La risoluzione delle banche in crisi è disciplinata dal 2014 da una direttiva europea, la Brrd (Bank Recovery and Resolution Directive) che introduce in tutti i paesi europei regole armonizzate per prevenire e gestire le crisi delle banche e delle imprese di investimento.

Sottoporre una banca a risoluzione significa avviare un processo di ristrutturazione gestito da autorità indipendenti (le cosiddette autorità di risoluzione) che, attraverso l’utilizzo di tecniche e poteri offerti dalla nuova direttiva, mira a evitare interruzioni nella prestazione dei servizi essenziali offerti dalla banca (ad esempio, i depositi e i servizi di pagamento), a ripristinare condizioni di sostenibilità economica della parte sana della banca e a liquidare le parti restanti.

L’unica alternativa alla risoluzione sarebbe la liquidazione.

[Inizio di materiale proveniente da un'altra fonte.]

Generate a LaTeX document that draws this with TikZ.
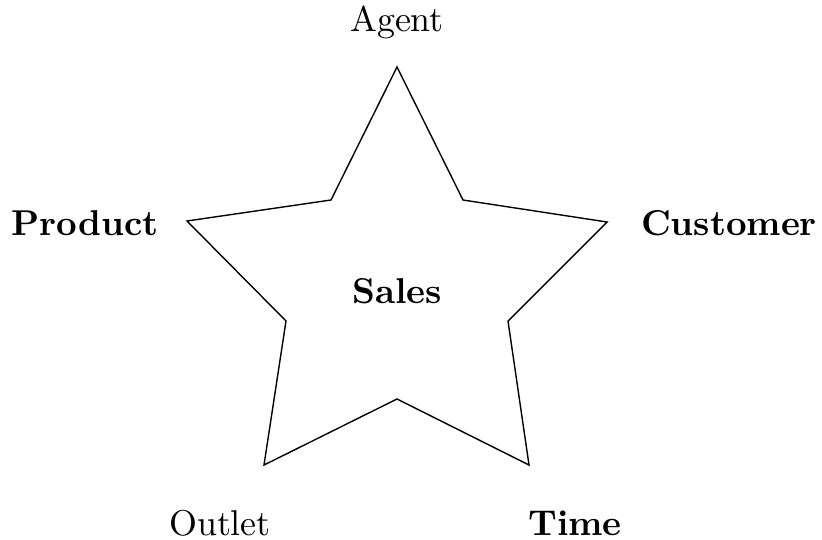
\documentclass[tikz,border=0pt]{standalone}
\begin{document}
\begin{tikzpicture}[x=0.2857pt,y=-0.2857pt,
  lbl/.style={inner sep=0pt, anchor=center, font=\fontsize{10.25}{12}\selectfont},
  bl/.style={inner sep=0pt, anchor=center, font=\fontsize{10.25}{12}\selectfont\bfseries}]
\useasboundingbox (0,0) rectangle (822,539);
\draw[line join=miter] (397,67) -- (463,200) -- (607,222) -- (508,321) -- (529,465) -- (397,399) -- (264,465) -- (286,321) -- (187,221) -- (331,200) -- cycle;
\node[bl] (sales) at (397,291) {Sales};
\node[lbl] (agent) at (397,22) {Agent};
\node[bl] (product) at (85,223) {Product};
\node[bl] (customer) at (729,223) {Customer};
\node[lbl] (outlet) at (220,523) {Outlet};
\node[bl] (time) at (575,523) {Time};
\end{tikzpicture}
\end{document}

In particolare, in Italia continuerà a poter essere applicata la liquidazione coatta amministrativa disciplinata dal Testo unico bancario, quale procedura speciale per le banche e gli altri intermediari finanziari, sostitutiva del fallimento applicabile alle imprese di diritto comune (fonte Banca d’Italia).

Non solo Mps. I crediti inesigibili e le altre banche in crisi

Montepaschi, con una crisi innescata dall’acquisizione sanguinosa di Antonveneta del 2007, fino alla crescita dello spread, passando per la grande crisi economica del 2008, non è il solo Istituto finanziario italiano a vivere una stagione terribilmente buia. Certo, è considerata da molti, soprattutto dagli analisti finanziari e dalla stampa anglosassoni il vero “malato” del nostro sistema bancario, secondo i quali un salvataggio gestito bene potrebbe contribuire al risanamento, meglio dire riassestamento, di tutto il sistema.

Per moltissime banche resta il grande problema dei crediti inesigibili, e lo scudo di 20 miliardi servirà probabilmente a contribuire nelle prossime settimane (o comunque nei primi mesi del 2017) a mettere a posto i conti anche in Veneto Banca e nel gruppo Popolare Vicenza, ad esempio, entrambe reduci da aumenti di capitale (e cambi ai vertici), il tutto sotto lo scudo del fondo Atlante.

Sullo sfondo, il nodo delle Popolari, con la riforma di trasformazione in Spa impugnata di fronte alla Corte Costituzionale, il maxi-aumento di capitale da 13 miliardi di Unicredit.